What is the current status of TIM (Transient Intermodulation Distortion)?  In the late '70s and later, too much negative feedback got the blame.  Some audiophile amplifiers are advertised with "0 feedback."   Otala did a follow up paper in 2013, but I can't find it.  The Google citation for the 2013 paper sends me to the 1977 paper.   When Matti Otala came up with it in 1977, PWK said it should be named Otala distortion, in Matti's honor.  

 

I think John Curl still gives TIM figures in the spec sheets for his Parasound amplifiers, on the ground that there is little correlation between listening tests and either THD or ordinary intermodulation distortion, but there is between TIM and listening test results?  Yeah, here we go for the Halo jc5:  http://www.parasound.com/jc5.php under Specs (not Features): TIM Unmeasurable

1977 PDF

http://www.jockohomo.net/data/7470.pdf

 

 Nice write up by Olin Lathrop

Transient Intermodulation distortion (TIM) is usually measured by putting a burst of a fixed frequency into a amplifier and then measuring what actually comes out. By Fourier analisys, you can see that changing amplitude of a frequency actually implies additional frequencies. This is why AM radio stations can't be spaced too close together. They don't just radiate at the carrier frequency, but some range on either side of the carrier frequency.

The additional frequencies of a single-frequency burst cause particular trouble to some types of amplifiers, and the resulting distortion appears more noticable to human listeners than more general distortion. Put another way, audio quality isn't just about total distortion level, but the type of distortion too. Different types of distortion are more objectionable than others, and TIM is of the more objectionable type. This is why there is sometimes a separate spec for TIM in addition to the overall distortion spec.

TIM seems to be exacerbated by amplifiers that don't have much frequency headroom above the highest desired frequency, and a high global feedback ratio. Design techniques to minimize TIM include:

 

  1. Making the internal signal path of the amplifier still have gain well above the highest frequency of interest. For example, for a "HiFi" audio amp that must work up to 20 kHz, you may want individual stages to be reasonably flat to 100 kHz.
  2. A simple passive low pass filter in front of the amp that limits incoming signals above the specified operating range. This together with point 1 means that the active part of the amp will only see frequencies for which it's gain is relatively flat. This can be as simple as a one or two stage R-C filter.
  3. The gain of each stage should be stable and well-defined. Do not rely on global feedback to deal with high and unrestrained gain of individual stages.
  4. Keep the global feedback fairly low, which is the same as saying keep the open-loop gain of the overall amp only somewhat above the final desired gain of the whole amp. 10-15 dB seems to be a reasonable range. If all the stages individually have reasonably flat gain, then not much feedback will be needed to guarantee overall flat and predictable gain anyway.

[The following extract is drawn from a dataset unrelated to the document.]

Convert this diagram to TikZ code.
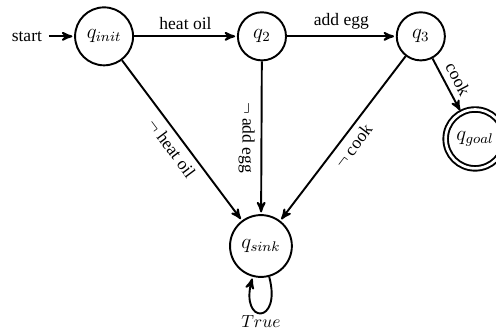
\documentclass[tikz,border=0pt]{standalone}
\usepackage{amsmath,amssymb}
\usepackage{fontspec}
\setmainfont{Liberation Serif}
\usepackage{tikz}
\usetikzlibrary{shapes.geometric,arrows,positioning}

\begin{document}
\begin{tikzpicture}[>=stealth', shorten >=1pt, auto, line width=1.1pt]
   \useasboundingbox (0,0) rectangle (9.96,6.73);
   \begin{scope}[every node/.style={circle,draw,line width=1.1pt,minimum size=27.5pt,inner sep=4.5pt,font=\large}]
    \node (qinit) at (2.09, 6.00) {$q_{init}$};
    \node (q2) at (5.26, 6.00) {$q_2$};
    \node (q3) at (8.45, 6.00) {$q_3$};
    \node (qgoal) at (9.54, 3.94) [double, double distance=1.5pt, inner sep=4pt] {$q_{goal}$};
    \node (qsink) at (5.24, 1.79) {$q_{sink}$};
   \end{scope}
   \node (start) at (0.54, 6.00) {start};
   \begin{scope}[every edge/.style={draw=black,line width=1.1pt,->}]
    \draw (start) edge (qinit);
    \draw (qinit) edge node{heat oil} (q2);
    \draw (q2) edge node{add egg} (q3);
    \draw (q3) edge node[sloped,above]{cook} (qgoal);
    \draw (qinit) edge node[sloped,below]{$\neg$\ heat oil} (qsink);
    \draw (q2) edge node[sloped,allow upside down,below]{$\neg$\ add egg} (qsink);
    \draw (q3) edge node[sloped,below]{$\neg$\ cook} (qsink);
    \draw (qsink) edge [loop below, min distance=10mm] node[inner sep=1pt]{$True$} (qsink);
   \end{scope}
\end{tikzpicture}
\end{document}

https://electronics.stackexchange.com/questions/156643/what-is-transient-intermodulation-distortion

 

Decent write up, beat is one of the RF items I could learn more about, Radio the final frontier.

https://en.wikipedia.org/wiki/Intermodulation

 

A frequency spectrum plot showing intermodulation between two injected signals at 270 and 275 MHz (the large spikes). Visible intermodulation products are seen as small spurs at 280 MHz and 265 MHz.